Listed records:
============

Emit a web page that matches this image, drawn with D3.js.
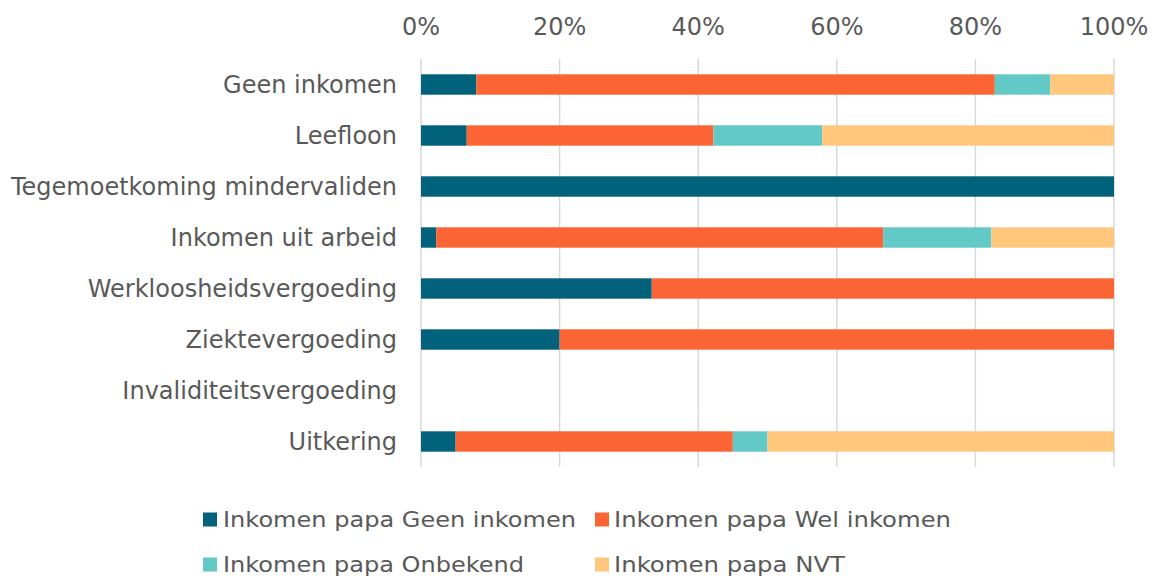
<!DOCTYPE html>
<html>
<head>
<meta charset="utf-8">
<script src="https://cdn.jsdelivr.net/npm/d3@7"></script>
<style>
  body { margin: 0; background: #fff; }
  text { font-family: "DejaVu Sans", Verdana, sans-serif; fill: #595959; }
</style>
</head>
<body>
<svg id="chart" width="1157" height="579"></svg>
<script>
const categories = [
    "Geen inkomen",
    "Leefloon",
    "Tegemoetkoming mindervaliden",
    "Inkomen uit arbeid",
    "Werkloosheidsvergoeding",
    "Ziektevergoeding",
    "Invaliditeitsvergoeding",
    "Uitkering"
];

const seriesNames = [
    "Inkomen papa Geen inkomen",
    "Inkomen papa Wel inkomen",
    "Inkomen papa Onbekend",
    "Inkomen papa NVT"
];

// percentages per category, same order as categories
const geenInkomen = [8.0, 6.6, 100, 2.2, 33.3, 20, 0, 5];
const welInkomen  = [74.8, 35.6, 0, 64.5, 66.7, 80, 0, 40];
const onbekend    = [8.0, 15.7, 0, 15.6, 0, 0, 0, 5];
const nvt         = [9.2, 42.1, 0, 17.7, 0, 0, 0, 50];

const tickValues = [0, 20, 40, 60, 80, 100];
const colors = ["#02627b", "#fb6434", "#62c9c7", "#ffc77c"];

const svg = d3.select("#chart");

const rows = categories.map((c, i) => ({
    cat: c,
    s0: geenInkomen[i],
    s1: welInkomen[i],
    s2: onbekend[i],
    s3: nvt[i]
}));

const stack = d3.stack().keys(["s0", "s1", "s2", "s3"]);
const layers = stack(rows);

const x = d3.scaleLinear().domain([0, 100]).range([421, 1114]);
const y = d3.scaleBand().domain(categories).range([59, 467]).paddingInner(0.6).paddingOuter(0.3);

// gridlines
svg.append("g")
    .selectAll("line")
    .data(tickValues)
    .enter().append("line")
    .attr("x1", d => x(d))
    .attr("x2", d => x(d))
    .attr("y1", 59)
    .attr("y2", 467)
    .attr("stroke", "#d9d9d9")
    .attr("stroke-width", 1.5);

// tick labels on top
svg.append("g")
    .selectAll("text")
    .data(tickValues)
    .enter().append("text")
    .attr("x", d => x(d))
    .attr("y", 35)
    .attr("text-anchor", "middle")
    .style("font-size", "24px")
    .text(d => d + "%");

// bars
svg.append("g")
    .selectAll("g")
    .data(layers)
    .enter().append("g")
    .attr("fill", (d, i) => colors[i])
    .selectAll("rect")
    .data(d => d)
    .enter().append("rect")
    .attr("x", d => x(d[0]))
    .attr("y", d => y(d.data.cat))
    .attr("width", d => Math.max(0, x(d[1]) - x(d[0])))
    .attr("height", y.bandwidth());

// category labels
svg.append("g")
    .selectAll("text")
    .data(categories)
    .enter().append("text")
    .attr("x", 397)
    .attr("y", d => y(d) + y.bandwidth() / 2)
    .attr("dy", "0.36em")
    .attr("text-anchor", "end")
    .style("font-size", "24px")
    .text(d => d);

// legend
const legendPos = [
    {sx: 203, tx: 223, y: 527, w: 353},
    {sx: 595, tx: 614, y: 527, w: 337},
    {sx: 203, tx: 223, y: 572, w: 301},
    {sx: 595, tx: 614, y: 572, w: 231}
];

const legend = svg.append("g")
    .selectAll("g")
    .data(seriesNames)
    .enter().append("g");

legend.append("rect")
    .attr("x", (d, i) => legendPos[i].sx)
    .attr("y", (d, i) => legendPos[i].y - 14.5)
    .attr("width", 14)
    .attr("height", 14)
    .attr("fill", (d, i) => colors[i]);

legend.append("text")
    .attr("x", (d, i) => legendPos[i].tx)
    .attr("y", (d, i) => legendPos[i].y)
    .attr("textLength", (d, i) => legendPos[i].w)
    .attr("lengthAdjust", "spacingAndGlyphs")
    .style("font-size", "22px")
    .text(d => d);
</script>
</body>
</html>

============

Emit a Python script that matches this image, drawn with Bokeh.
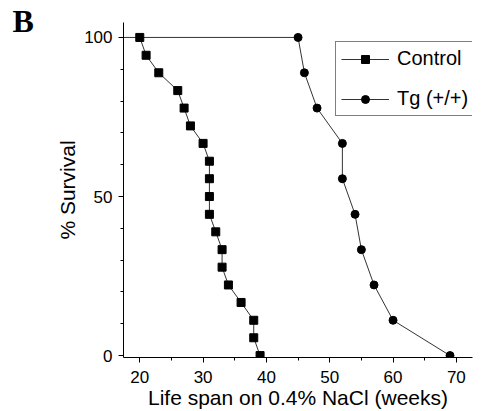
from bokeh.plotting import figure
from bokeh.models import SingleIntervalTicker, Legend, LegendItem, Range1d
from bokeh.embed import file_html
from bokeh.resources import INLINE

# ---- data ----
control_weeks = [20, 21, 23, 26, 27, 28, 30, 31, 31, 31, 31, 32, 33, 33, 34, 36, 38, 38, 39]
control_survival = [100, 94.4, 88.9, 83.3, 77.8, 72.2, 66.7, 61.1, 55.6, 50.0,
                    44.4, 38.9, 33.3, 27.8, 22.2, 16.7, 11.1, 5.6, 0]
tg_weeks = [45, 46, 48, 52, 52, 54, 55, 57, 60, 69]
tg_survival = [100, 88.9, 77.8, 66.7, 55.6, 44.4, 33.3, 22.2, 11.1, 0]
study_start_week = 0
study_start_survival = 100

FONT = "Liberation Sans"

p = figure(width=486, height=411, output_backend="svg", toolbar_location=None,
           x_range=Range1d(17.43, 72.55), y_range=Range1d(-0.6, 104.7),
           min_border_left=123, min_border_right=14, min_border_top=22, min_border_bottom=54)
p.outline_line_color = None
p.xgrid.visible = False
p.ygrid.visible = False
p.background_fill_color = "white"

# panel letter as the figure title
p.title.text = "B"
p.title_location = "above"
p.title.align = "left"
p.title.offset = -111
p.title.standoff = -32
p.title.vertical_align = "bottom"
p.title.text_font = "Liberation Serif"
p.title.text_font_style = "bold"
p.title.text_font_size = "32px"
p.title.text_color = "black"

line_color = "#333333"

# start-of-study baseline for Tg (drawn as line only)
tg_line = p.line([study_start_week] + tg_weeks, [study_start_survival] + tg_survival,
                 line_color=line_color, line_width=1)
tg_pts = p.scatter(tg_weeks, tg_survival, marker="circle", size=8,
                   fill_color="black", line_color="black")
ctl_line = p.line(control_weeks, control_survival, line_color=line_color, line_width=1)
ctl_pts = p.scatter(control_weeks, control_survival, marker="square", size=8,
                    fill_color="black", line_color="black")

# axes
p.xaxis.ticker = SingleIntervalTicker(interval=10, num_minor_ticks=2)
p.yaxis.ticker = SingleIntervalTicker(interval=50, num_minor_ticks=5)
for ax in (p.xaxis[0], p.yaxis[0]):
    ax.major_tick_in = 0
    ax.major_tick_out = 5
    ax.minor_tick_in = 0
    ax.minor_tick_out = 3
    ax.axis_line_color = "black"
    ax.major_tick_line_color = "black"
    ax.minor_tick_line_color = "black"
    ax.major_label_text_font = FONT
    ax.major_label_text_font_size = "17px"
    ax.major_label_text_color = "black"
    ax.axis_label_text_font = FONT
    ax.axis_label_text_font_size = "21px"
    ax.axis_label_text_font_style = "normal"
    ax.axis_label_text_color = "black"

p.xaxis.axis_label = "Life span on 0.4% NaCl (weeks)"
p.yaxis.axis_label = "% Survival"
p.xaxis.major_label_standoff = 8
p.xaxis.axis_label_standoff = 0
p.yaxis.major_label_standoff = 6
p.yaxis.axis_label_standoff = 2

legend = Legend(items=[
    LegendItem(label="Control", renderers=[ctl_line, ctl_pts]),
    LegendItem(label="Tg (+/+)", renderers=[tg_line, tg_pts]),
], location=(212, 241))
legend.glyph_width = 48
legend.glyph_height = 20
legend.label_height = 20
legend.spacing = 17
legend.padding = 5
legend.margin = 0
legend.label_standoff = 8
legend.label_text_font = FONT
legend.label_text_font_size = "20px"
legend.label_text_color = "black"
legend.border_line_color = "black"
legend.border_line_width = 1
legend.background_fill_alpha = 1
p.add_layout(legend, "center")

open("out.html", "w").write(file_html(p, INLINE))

============

Aim of the exercise:
Look above for the line with "Emit a Python" and the line with "from bokeh.resources import INLINE"; set down those two lines and all lines between them exactly, without pictures and without anything else.

Result of this task:
Emit a Python script that matches this image, drawn with Bokeh.
from bokeh.plotting import figure
from bokeh.models import SingleIntervalTicker, Legend, LegendItem, Range1d
from bokeh.embed import file_html
from bokeh.resources import INLINE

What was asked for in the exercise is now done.